Evaluation in designing a recommender system (Part 1)

Minh Nguyen
3 min readSep 23, 2021

Evaluation settings

  1. Offline experiment

An offline experiment is performed by using a pre-collected data set of users choosing or rating items to simulate the behavior of users that interact with a recommendation system. This experiment only works if the assumption of user behavior when the dataset was collected will be similar enough to the user behavior at the time the recommender system is deployed holds.

Advantages: they require no interaction with real users, and thus allow for comparison between a wide range of candidate algorithms at a low cost.

Disadvantages: This experiment relies heavily on the quality of the testing dataset. Collecting a big dataset with a high degree of relevancy is a challenging task that is not always possible in reality. Another drawback is offline experiments is that they can answer a very narrow set of questions, typically questions about the prediction power of an algorithm. Therefore, mostly, the goal of the offline experiments is to filter out inappropriate approaches, leaving a relatively small set of candidate algorithms to be tested by the more costly user studies or online experiments.

Figure 1. Preprocessing data using k-fold cross-validation for an offline experiment. Falk, K. (2019). https://learning.oreilly.com/library/view/practical-recommender-systems/9781617292705/
Figure 2. The evaluation pipeline for the offline setting. Falk, K. (2019). https://learning.oreilly.com/library/view/practical-recommender-systems/9781617292705/

2. User study (controlled experiment)

A user study is conducted by recruiting a set of testers and asking them to perform several tasks requiring an interaction with the recommendation system. Through this, a record of behavior, quantitative measurements, and even qualitative data can be collected.

Advantages: By interacting with users, this is the only setting that allows us to capture qualitative data by asking testers before, during, and after the task is completed. With a carefully designed experiment, we can collect valuable feedback from users and test the influence of an RS on users’ behavior.

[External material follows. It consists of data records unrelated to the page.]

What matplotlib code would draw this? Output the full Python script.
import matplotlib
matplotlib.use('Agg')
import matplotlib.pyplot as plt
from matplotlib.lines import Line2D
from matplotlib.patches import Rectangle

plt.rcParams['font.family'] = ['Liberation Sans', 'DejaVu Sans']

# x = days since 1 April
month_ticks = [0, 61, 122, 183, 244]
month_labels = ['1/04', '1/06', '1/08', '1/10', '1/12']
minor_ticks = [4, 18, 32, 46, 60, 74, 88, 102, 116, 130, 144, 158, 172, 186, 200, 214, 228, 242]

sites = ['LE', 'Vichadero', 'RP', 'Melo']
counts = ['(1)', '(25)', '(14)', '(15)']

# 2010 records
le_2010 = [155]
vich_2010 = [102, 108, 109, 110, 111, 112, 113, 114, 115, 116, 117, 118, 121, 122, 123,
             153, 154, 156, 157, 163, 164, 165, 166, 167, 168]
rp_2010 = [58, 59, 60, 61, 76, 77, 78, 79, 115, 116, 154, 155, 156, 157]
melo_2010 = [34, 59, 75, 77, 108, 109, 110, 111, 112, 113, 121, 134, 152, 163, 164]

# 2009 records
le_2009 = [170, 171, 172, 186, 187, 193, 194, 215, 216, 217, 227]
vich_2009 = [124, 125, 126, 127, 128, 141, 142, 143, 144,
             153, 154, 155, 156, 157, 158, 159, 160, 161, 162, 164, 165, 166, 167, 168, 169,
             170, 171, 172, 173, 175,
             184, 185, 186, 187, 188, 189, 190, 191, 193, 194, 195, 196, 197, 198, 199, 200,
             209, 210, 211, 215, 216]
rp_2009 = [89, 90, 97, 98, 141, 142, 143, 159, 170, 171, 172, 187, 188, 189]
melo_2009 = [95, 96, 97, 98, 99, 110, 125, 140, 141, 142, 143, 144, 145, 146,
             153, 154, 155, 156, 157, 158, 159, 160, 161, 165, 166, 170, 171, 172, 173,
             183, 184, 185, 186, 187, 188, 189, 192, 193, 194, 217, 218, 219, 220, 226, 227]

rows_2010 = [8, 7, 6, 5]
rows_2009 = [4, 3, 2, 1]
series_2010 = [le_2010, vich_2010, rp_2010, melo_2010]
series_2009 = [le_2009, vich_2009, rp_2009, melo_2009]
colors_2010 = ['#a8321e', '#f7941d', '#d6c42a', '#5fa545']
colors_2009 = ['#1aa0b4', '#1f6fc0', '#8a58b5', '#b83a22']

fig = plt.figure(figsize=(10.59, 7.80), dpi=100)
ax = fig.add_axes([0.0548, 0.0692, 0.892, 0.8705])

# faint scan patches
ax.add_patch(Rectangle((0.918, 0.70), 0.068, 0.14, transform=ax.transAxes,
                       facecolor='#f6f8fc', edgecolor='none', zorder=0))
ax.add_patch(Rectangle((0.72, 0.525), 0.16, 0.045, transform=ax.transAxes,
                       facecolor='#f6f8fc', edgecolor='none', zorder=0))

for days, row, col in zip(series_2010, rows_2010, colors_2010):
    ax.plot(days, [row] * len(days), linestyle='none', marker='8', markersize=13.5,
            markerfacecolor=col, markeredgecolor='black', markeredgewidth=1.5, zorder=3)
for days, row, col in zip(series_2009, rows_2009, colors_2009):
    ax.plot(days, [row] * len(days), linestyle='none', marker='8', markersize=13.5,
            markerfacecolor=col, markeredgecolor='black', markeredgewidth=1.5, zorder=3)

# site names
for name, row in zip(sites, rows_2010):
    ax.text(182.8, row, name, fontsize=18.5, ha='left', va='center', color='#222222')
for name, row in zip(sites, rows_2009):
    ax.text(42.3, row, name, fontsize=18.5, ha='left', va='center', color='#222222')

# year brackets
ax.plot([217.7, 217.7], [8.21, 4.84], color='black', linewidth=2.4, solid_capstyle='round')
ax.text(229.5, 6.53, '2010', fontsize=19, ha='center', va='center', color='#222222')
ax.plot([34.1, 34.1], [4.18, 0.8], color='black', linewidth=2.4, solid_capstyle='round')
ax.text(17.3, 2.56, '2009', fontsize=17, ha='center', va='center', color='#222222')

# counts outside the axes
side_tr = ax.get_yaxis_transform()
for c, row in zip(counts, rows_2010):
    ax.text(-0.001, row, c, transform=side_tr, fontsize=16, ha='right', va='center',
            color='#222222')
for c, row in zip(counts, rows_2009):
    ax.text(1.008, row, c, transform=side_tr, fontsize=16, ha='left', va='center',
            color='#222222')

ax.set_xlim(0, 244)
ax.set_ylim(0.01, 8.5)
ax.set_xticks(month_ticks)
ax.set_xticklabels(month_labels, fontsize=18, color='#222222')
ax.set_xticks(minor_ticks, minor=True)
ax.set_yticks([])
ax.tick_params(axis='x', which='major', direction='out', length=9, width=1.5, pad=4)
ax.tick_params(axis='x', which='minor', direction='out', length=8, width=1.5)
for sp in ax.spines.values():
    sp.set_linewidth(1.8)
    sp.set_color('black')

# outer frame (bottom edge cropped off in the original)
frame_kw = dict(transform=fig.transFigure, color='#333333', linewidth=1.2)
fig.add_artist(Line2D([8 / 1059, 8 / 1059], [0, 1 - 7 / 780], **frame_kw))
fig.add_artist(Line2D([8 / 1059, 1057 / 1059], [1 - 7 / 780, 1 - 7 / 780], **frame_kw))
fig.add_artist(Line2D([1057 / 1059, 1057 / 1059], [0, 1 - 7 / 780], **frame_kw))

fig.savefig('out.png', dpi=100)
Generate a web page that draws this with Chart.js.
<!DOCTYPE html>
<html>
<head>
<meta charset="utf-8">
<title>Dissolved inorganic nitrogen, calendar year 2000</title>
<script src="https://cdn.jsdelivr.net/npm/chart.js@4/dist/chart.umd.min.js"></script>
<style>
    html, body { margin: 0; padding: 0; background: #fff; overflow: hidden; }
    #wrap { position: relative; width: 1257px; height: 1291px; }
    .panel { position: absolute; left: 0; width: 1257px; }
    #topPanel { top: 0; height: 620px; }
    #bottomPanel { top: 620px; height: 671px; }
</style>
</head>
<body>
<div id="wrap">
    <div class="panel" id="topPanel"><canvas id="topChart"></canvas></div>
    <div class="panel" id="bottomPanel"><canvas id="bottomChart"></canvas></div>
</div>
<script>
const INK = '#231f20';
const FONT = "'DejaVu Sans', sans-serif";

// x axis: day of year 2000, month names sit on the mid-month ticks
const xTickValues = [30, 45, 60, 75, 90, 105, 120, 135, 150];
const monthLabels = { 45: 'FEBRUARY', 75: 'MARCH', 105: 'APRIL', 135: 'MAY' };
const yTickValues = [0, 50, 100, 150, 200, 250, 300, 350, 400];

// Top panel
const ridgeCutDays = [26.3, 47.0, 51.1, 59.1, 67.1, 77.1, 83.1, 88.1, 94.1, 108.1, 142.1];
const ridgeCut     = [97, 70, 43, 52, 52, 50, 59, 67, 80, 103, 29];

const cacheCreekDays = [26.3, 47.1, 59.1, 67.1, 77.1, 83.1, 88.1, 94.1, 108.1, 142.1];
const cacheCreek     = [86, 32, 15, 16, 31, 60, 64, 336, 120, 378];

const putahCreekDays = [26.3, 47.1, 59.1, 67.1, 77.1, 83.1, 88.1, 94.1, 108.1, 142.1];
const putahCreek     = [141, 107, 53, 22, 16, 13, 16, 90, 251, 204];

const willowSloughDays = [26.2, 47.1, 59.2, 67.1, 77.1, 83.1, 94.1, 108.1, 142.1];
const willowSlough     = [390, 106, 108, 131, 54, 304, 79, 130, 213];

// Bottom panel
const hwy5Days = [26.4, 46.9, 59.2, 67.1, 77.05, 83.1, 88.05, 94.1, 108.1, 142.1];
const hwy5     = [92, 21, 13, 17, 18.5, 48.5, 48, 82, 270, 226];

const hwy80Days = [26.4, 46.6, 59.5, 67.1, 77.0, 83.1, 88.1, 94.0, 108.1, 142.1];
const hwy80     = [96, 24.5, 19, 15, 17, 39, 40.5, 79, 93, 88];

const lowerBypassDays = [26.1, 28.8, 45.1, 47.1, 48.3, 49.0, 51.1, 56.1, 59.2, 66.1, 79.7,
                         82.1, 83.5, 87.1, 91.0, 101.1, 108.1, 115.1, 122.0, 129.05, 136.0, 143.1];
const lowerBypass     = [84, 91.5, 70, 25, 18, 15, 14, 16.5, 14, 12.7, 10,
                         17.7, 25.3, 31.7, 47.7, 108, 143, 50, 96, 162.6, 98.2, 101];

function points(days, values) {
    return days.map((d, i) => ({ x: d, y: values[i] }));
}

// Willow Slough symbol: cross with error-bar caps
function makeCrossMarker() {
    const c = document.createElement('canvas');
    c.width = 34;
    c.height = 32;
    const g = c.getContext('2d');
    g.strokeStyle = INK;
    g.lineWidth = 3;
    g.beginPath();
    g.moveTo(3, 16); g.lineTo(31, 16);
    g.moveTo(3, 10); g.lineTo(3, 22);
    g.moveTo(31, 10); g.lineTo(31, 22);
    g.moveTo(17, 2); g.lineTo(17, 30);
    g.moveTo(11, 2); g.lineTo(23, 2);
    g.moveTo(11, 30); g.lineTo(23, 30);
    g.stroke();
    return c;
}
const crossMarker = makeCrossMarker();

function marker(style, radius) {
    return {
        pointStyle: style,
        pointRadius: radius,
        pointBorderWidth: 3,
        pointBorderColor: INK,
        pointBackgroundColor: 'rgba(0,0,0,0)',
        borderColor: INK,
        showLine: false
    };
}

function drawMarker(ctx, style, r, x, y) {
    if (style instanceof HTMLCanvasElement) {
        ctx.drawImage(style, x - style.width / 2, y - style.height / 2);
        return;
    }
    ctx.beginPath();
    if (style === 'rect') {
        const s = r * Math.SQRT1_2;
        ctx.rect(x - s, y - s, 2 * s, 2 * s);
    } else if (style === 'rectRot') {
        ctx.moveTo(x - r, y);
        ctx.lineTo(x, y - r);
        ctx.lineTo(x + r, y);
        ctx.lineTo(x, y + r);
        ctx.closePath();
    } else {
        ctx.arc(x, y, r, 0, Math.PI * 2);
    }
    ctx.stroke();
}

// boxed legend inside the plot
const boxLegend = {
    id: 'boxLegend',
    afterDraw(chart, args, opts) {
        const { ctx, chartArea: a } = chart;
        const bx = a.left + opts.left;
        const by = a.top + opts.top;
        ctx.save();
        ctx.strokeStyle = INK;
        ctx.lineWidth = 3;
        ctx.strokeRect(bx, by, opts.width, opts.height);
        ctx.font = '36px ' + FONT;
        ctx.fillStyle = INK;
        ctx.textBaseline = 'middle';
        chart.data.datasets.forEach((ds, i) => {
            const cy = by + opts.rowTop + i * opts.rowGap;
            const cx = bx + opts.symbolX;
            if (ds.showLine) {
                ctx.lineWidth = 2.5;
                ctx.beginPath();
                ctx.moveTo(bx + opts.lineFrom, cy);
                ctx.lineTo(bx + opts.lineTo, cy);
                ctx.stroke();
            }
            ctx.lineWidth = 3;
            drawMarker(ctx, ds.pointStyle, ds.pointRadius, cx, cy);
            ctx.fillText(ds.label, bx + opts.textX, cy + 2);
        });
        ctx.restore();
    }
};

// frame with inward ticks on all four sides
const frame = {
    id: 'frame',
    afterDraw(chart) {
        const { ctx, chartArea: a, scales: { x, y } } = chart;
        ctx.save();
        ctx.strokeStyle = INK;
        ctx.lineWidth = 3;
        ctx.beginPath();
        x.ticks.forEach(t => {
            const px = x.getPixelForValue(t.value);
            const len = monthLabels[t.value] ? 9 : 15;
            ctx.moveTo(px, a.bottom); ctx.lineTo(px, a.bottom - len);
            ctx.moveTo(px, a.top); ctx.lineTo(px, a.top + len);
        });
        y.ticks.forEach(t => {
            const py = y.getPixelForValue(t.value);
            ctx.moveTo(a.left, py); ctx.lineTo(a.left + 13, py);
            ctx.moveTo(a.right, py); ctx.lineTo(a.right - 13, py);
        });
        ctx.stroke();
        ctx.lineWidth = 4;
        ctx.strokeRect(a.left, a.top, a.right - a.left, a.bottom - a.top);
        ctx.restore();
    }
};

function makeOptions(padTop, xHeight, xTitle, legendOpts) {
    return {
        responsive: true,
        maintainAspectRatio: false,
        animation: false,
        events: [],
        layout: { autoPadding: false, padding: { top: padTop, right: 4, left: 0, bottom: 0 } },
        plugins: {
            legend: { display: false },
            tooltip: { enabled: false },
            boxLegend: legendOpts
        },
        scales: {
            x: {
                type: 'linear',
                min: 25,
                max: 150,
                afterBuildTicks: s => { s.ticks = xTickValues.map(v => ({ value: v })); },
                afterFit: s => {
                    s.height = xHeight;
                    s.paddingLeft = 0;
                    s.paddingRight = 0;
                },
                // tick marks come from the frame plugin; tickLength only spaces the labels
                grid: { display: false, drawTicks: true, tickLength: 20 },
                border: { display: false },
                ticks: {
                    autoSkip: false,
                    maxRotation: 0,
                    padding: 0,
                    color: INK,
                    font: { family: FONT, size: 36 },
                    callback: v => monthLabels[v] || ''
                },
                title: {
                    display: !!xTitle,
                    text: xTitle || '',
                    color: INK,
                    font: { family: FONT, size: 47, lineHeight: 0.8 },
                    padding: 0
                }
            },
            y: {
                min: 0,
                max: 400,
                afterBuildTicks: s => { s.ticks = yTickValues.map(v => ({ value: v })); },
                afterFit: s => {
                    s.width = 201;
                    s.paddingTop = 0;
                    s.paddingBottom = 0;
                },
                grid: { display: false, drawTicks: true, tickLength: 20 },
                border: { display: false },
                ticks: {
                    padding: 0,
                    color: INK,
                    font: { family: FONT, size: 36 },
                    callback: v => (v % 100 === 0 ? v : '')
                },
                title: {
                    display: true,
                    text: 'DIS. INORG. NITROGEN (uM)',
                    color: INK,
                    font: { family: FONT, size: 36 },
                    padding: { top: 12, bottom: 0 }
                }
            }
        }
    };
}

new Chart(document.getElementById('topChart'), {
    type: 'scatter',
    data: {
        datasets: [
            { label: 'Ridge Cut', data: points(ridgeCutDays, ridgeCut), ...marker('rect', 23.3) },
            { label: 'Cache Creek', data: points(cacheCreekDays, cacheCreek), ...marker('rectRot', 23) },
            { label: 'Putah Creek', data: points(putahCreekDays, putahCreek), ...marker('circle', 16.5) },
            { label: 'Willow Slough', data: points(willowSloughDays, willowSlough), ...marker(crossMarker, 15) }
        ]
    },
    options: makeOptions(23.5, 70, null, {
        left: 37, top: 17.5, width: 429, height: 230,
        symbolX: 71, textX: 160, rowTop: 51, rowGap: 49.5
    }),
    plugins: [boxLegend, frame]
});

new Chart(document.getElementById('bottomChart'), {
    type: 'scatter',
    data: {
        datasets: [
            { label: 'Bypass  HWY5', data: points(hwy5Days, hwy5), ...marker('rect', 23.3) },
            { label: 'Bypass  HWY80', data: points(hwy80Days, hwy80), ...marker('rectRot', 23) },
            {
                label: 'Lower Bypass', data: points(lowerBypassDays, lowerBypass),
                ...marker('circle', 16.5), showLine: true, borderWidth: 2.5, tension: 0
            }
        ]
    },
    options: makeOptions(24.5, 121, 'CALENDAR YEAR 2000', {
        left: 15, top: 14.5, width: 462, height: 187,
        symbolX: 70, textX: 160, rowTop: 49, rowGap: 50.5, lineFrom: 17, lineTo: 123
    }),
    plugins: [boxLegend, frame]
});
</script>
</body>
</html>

Disadvantages: Since involving hiring testers, perhaps this is the most expensive experiment that not all companies can afford to execute.

3. Online experiment

An online setting is when an RS is used by real users that perform real tasks which are oblivious to the experiment. Typically, such a system redirects a small percentage of the traffic to a recommendation engine and record the users’ interactions with it.

Advantages: This setting is the most trustworthy comparing to other experiment settings since if conduct properly, we can obtain realistic, unbiased data from users. This data enables a more comprehensive evaluation of a recommender engine.

Disadvantages: Since involving real users, running this experiment can be risky since if an RS is not performing well, it can bring down the users’ experience

Figure 3. A/B testing is a typical choice for the online experiment. In this setup, visitors are split into two groups: the test group that sees the new feature and a control group that continues as usual. Falk, K. (2019). https://learning.oreilly.com/library/view/practical-recommender-systems/9781617292705/

--

--